◆ RECORDS PROVIDED:
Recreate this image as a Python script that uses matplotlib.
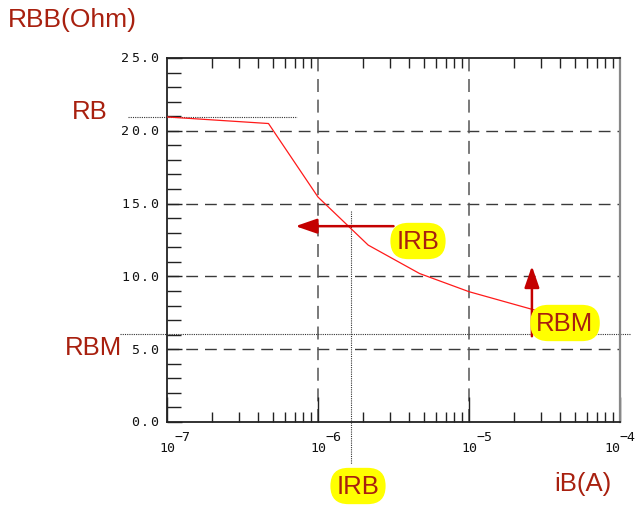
import matplotlib
matplotlib.use("Agg")
import matplotlib.pyplot as plt
import numpy as np
from matplotlib.ticker import LogLocator, MultipleLocator, NullFormatter

# Data
ib = [1e-7, 4.7e-7, 1.0e-6, 2.15e-6, 4.7e-6, 1.0e-5, 4.7e-5]
rbb = [20.95, 20.5, 15.45, 12.15, 10.2, 8.95, 7.0]

x_ticks = [1e-7, 1e-6, 1e-5, 1e-4]
x_tick_exponents = ['\u22127', '\u22126', '\u22125', '\u22124']
y_ticks = [0, 5, 10, 15, 20, 25]
y_tick_labels = ['0.0', '5.0', '10.0', '15.0', '20.0', '25.0']

# annotation values
rb_level = 20.95
rbm_level = 6.05
irb_current = 1.66e-6

W, H = 637, 506
fig = plt.figure(figsize=(W / 100, H / 100), dpi=100)
AX_L, AX_R, AX_T, AX_B = 167, 620, 59, 423
ax = fig.add_axes([AX_L / W, 1 - AX_B / H, (AX_R - AX_L) / W, (AX_B - AX_T) / H])

dark_red = '#a8200f'
arrow_red = '#c40000'

ax.set_xscale('log')
ax.set_xlim(1e-7, 1e-4)
ax.set_ylim(0, 25)

ax.plot(ib, rbb, color='#ff1a1a', lw=0.9, zorder=3)

# grid
for v in [5, 10, 15, 20]:
    ax.axhline(v, color='#3a3a3a', lw=1.0, ls=(0, (8.5, 5)), zorder=1)
for v in [1e-6, 1e-5]:
    ax.axvline(v, color='#555555', lw=1.1, ls=(0, (8.5, 5)), zorder=1)

# ticks
ax.set_xticks(x_ticks)
ax.set_xticklabels([])
ax.xaxis.set_minor_locator(LogLocator(base=10, subs=np.arange(2, 10)))
ax.xaxis.set_minor_formatter(NullFormatter())
ax.set_yticks(y_ticks)
ax.set_yticklabels([])
ax.yaxis.set_minor_locator(MultipleLocator(1))
ax.tick_params(axis='both', which='both', direction='in', right=False, color='#222222')
ax.tick_params(axis='x', which='major', top=False, length=18, width=1.0)
ax.tick_params(axis='x', which='minor', top=True, length=7, width=1.0)
ax.tick_params(axis='y', which='major', length=11, width=1.0)
ax.tick_params(axis='y', which='minor', length=10, width=1.0)
for s in ['left', 'bottom', 'top']:
    ax.spines[s].set_color('#222222')
    ax.spines[s].set_linewidth(1.3)
ax.spines['right'].set_color('#888888')
ax.spines['right'].set_linewidth(1.6)

mono = dict(family='DejaVu Sans Mono', fontsize=9.5, color='#111111')
def px_to_fig(x, y):
    return x / W, 1 - y / H

def px_x_of(val):
    return AX_L + (np.log10(val) + 7) / 3 * (AX_R - AX_L)

def px_y_of(val):
    return AX_B - val / 25 * (AX_B - AX_T)

# y tick labels: wide spaced monospace characters
pitch = 9.7
for v, lab in zip(y_ticks, y_tick_labels):
    yp = px_y_of(v)
    last_c = 154.5
    for i, ch in enumerate(reversed(lab)):
        fx, fy = px_to_fig(last_c - i * pitch, yp)
        fig.text(fx, fy, ch, ha='center', va='center', **mono)

# x tick labels: "10" with a full-size exponent raised above
for v, e in zip(x_ticks, x_tick_exponents):
    xp = min(px_x_of(v), 612)
    fx, fy = px_to_fig(xp, 448.5)
    fig.text(fx, fy, '10', ha='center', va='center', **mono)
    fx, fy = px_to_fig(xp + 7.5, 438)
    fig.text(fx, fy, e, ha='left', va='center', **mono)

# dotted reference lines
ax.plot([5.5e-8, 7.3e-7], [rb_level, rb_level], color='#333333', lw=0.8, ls=(0, (1, 1)), clip_on=False, zorder=2)
ax.plot([4.9e-8, 1.16e-4], [rbm_level, rbm_level], color='#333333', lw=0.8, ls=(0, (1, 1)), clip_on=False, zorder=2)
ax.plot([irb_current, irb_current], [14.5, -2.9], color='#333333', lw=0.8, ls=(0, (1, 1)), clip_on=False, zorder=2)

# arrows
ax.annotate('', xy=(6.8e-7, 13.45), xytext=(3.3e-6, 13.45),
            arrowprops=dict(arrowstyle='-|>,head_length=1.3,head_width=0.45', color=arrow_red, lw=1.8), zorder=4)
ax.annotate('', xy=(2.61e-5, 10.9), xytext=(2.61e-5, 5.7),
            arrowprops=dict(arrowstyle='-|>,head_length=1.3,head_width=0.45', color=arrow_red, lw=1.8), zorder=4)

font = 'Liberation Sans'
box = dict(boxstyle='round,pad=0.24,rounding_size=0.7', fc='#ffff00', ec='none')

def ftext(x, y, s, ha='center', va='center', bbox=None, size=18.5):
    fx, fy = px_to_fig(x, y)
    fig.text(fx, fy, s, ha=ha, va=va, color=dark_red, fontsize=size, family=font, bbox=bbox, zorder=5)

ftext(8, 20, 'RBB(Ohm)', ha='left', size=19)
ftext(90, 112, 'RB')
ftext(93, 348, 'RBM')
ftext(583, 484, 'iB(A)')
ftext(418, 242, 'IRB', bbox=box)
ftext(358, 487, 'IRB', bbox=box)
ftext(565, 324, 'RBM', bbox=box)

fig.savefig('out.png', dpi=100)
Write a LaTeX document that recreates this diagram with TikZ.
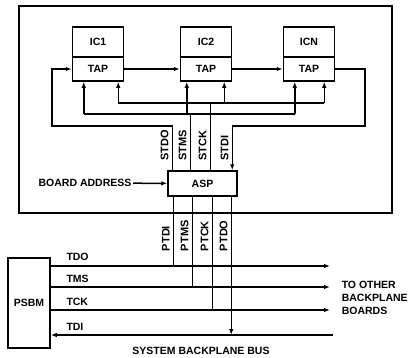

◆ GIVEN INSTRUCTION: Copy exactly the lines from the first line of the records above through the line with "rbb = [20.95, 20.5, 15.45, 12.15, 10.2, 8.95, 7.0]", both included, and nothing else. Pictures stay out.

◆ RESULT:
Recreate this image as a Python script that uses matplotlib.
import matplotlib
matplotlib.use("Agg")
import matplotlib.pyplot as plt
import numpy as np
from matplotlib.ticker import LogLocator, MultipleLocator, NullFormatter

# Data
ib = [1e-7, 4.7e-7, 1.0e-6, 2.15e-6, 4.7e-6, 1.0e-5, 4.7e-5]
rbb = [20.95, 20.5, 15.45, 12.15, 10.2, 8.95, 7.0]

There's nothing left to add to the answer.